- DIRECTIONS: From the line with "Reproduce this chart with matplotlib." to the line with "0.023, 0.041, 0.023]", both included, repeat each line exactly and leave out the pictures.
--- Start of INFORMATION SHOWN ---
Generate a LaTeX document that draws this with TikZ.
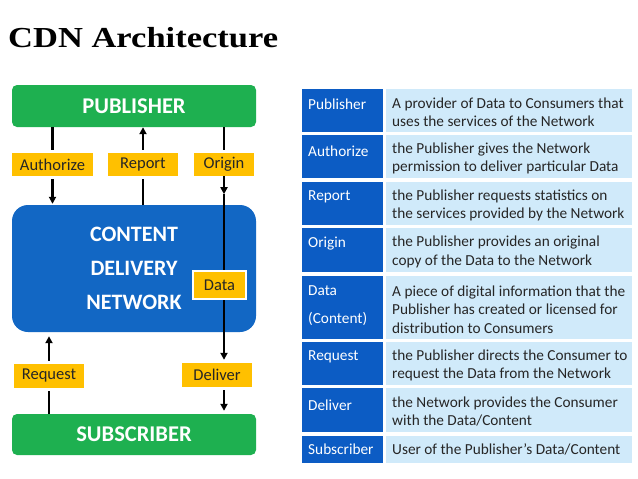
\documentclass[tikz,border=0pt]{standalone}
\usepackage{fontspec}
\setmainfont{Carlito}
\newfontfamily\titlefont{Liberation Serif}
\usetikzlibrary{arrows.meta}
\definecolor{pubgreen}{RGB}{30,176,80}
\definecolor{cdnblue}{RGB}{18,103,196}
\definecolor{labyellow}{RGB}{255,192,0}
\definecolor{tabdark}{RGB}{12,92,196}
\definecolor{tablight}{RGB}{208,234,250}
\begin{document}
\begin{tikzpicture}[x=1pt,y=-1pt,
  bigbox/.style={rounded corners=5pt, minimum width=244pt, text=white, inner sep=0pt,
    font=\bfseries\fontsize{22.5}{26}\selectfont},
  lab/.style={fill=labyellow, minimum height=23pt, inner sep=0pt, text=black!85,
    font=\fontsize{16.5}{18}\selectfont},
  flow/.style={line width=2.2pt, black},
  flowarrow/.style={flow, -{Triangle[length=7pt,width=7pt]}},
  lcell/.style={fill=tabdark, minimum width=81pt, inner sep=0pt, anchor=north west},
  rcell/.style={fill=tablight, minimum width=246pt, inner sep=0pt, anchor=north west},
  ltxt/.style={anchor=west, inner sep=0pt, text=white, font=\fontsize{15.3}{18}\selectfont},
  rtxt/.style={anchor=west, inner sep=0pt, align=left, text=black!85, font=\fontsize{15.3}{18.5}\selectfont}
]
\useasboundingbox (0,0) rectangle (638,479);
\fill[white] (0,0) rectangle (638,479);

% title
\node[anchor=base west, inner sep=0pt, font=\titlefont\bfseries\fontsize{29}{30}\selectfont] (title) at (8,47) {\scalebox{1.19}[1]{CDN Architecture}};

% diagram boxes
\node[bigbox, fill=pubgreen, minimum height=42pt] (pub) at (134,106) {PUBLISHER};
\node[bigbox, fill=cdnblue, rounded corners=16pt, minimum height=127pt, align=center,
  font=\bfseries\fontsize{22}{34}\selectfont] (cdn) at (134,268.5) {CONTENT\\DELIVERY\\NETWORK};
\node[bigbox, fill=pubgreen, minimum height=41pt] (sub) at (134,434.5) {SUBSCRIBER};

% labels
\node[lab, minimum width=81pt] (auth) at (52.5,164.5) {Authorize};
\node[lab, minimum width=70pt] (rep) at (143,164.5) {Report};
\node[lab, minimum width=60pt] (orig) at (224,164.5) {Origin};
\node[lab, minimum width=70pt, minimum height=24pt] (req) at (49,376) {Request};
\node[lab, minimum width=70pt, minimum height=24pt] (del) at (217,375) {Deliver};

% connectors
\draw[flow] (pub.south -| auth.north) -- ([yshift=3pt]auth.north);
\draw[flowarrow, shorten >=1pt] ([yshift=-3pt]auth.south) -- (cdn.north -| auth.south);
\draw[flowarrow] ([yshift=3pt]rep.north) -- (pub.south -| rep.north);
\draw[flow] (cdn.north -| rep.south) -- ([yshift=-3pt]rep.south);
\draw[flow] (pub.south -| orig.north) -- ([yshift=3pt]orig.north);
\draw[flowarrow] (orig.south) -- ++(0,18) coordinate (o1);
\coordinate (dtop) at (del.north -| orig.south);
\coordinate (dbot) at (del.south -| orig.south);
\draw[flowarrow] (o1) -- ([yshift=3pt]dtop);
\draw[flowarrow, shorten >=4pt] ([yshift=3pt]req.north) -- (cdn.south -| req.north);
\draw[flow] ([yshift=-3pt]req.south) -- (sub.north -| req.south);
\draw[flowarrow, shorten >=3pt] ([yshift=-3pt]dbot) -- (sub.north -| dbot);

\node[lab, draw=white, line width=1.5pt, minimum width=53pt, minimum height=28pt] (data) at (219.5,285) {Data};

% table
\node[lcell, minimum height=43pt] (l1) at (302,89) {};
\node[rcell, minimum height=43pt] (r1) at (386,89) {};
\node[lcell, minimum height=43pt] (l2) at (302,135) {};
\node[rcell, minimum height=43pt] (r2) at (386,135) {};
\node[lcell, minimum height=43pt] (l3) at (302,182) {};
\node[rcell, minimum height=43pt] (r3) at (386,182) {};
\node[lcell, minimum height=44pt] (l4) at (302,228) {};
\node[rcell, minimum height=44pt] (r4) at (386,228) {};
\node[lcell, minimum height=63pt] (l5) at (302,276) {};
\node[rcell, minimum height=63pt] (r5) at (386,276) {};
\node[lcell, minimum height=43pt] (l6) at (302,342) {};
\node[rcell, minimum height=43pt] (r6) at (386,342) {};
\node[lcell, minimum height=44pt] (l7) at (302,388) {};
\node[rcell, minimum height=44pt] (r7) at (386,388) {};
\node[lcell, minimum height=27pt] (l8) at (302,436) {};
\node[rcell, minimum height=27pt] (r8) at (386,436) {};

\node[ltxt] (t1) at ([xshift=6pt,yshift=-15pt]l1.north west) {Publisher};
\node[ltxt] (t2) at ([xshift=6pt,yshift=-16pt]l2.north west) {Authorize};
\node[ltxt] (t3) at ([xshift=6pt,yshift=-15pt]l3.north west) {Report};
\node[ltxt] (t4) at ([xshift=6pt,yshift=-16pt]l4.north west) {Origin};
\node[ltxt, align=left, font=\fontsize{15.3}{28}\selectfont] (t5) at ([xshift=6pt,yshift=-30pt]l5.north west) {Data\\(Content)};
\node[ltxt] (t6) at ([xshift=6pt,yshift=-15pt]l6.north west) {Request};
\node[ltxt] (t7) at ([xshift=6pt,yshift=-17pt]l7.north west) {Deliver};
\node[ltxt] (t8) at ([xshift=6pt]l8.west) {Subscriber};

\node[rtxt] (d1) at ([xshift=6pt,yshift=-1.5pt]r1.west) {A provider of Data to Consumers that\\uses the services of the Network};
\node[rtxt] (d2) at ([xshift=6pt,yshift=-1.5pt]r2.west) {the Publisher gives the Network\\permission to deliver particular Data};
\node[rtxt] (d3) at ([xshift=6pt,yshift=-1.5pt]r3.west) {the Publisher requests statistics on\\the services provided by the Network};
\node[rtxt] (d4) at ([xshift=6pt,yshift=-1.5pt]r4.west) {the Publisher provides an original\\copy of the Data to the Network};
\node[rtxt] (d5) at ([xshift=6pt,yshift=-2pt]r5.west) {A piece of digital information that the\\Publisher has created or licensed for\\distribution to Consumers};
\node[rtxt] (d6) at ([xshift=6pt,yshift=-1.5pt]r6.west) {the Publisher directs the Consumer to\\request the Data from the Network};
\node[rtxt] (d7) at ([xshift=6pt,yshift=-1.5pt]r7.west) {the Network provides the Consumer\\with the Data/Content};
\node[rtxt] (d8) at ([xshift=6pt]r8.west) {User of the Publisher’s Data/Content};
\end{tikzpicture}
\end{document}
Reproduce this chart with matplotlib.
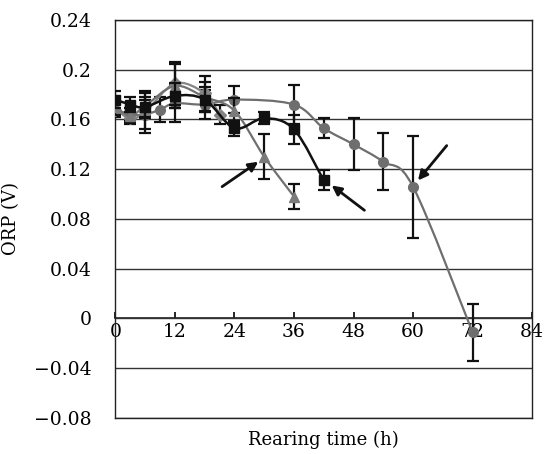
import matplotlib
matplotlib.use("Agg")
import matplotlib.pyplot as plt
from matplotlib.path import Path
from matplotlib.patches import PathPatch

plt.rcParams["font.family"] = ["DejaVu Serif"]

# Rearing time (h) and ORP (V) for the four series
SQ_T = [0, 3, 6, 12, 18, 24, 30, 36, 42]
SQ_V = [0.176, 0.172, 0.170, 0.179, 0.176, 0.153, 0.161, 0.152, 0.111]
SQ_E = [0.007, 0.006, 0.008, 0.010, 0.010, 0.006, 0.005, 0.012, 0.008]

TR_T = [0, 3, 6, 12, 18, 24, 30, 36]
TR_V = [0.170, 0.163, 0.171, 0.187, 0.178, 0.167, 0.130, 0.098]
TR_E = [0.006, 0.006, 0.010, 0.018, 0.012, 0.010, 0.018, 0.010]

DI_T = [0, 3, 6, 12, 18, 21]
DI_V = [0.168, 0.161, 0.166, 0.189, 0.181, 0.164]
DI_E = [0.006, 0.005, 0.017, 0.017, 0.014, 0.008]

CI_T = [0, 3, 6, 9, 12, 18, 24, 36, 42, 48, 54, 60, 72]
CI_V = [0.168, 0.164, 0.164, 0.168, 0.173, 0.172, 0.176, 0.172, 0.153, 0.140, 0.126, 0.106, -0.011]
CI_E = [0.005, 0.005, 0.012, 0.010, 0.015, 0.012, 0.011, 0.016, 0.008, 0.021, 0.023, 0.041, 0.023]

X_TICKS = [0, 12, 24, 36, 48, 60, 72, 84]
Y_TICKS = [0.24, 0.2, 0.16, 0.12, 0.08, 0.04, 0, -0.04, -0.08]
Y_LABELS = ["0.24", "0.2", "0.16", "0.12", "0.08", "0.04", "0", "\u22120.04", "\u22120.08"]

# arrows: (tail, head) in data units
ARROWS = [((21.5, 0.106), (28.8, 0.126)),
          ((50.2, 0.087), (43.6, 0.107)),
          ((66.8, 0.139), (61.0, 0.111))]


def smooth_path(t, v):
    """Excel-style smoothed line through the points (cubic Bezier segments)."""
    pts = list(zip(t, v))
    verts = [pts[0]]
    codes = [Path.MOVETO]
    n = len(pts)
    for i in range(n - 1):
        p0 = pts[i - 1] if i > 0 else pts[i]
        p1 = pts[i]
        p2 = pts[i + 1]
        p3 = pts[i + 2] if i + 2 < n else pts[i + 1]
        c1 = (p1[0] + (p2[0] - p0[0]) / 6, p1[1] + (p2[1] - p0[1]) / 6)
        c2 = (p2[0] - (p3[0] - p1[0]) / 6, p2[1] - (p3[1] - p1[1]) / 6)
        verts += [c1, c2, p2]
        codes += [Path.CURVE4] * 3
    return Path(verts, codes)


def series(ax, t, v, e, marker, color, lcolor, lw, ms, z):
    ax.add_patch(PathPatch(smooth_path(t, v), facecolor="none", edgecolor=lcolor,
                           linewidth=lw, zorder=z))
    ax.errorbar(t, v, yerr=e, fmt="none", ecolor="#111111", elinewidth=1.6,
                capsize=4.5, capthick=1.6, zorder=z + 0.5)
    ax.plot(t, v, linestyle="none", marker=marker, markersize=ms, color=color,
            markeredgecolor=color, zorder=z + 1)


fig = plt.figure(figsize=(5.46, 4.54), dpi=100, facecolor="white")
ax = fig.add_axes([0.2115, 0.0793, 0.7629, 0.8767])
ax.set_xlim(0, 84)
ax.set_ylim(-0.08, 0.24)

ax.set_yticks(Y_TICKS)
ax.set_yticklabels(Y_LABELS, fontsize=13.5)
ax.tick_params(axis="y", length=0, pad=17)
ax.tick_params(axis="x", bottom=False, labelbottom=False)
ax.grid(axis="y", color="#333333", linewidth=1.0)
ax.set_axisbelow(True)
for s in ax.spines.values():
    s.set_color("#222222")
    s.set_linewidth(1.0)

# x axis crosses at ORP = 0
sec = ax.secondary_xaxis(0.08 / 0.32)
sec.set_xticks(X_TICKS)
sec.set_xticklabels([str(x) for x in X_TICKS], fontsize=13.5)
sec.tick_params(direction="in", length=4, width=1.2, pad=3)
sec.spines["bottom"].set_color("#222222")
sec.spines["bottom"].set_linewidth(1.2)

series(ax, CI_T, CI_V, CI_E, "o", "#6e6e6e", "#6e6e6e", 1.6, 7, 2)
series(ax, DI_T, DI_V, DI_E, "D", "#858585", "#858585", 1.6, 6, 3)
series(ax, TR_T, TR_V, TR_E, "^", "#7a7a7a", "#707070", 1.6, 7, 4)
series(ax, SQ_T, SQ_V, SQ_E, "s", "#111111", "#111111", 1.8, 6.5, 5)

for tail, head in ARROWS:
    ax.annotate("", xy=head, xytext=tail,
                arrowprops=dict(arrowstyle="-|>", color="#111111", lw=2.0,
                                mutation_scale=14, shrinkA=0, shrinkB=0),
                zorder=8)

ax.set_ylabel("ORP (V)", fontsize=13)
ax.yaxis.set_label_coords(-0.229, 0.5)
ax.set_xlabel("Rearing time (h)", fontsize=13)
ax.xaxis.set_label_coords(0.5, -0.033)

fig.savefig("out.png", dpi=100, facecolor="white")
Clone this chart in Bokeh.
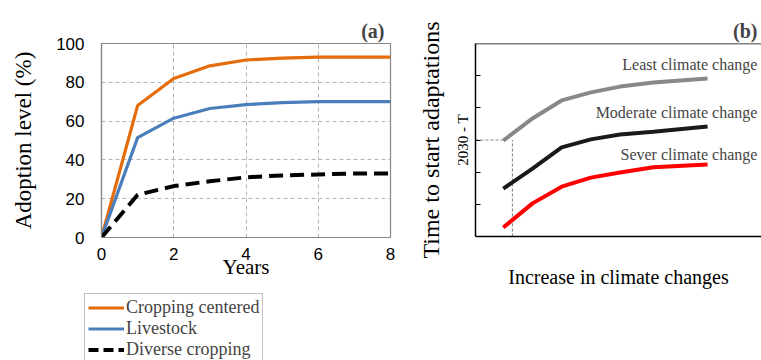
--- End of INFORMATION SHOWN ---
- RESULT FOR THIS EXERCISE:
Reproduce this chart with matplotlib.
import matplotlib
matplotlib.use("Agg")
import matplotlib.pyplot as plt
from matplotlib.path import Path
from matplotlib.patches import PathPatch

plt.rcParams["font.family"] = ["DejaVu Serif"]

# Rearing time (h) and ORP (V) for the four series
SQ_T = [0, 3, 6, 12, 18, 24, 30, 36, 42]
SQ_V = [0.176, 0.172, 0.170, 0.179, 0.176, 0.153, 0.161, 0.152, 0.111]
SQ_E = [0.007, 0.006, 0.008, 0.010, 0.010, 0.006, 0.005, 0.012, 0.008]

TR_T = [0, 3, 6, 12, 18, 24, 30, 36]
TR_V = [0.170, 0.163, 0.171, 0.187, 0.178, 0.167, 0.130, 0.098]
TR_E = [0.006, 0.006, 0.010, 0.018, 0.012, 0.010, 0.018, 0.010]

DI_T = [0, 3, 6, 12, 18, 21]
DI_V = [0.168, 0.161, 0.166, 0.189, 0.181, 0.164]
DI_E = [0.006, 0.005, 0.017, 0.017, 0.014, 0.008]

CI_T = [0, 3, 6, 9, 12, 18, 24, 36, 42, 48, 54, 60, 72]
CI_V = [0.168, 0.164, 0.164, 0.168, 0.173, 0.172, 0.176, 0.172, 0.153, 0.140, 0.126, 0.106, -0.011]
CI_E = [0.005, 0.005, 0.012, 0.010, 0.015, 0.012, 0.011, 0.016, 0.008, 0.021, 0.023, 0.041, 0.023]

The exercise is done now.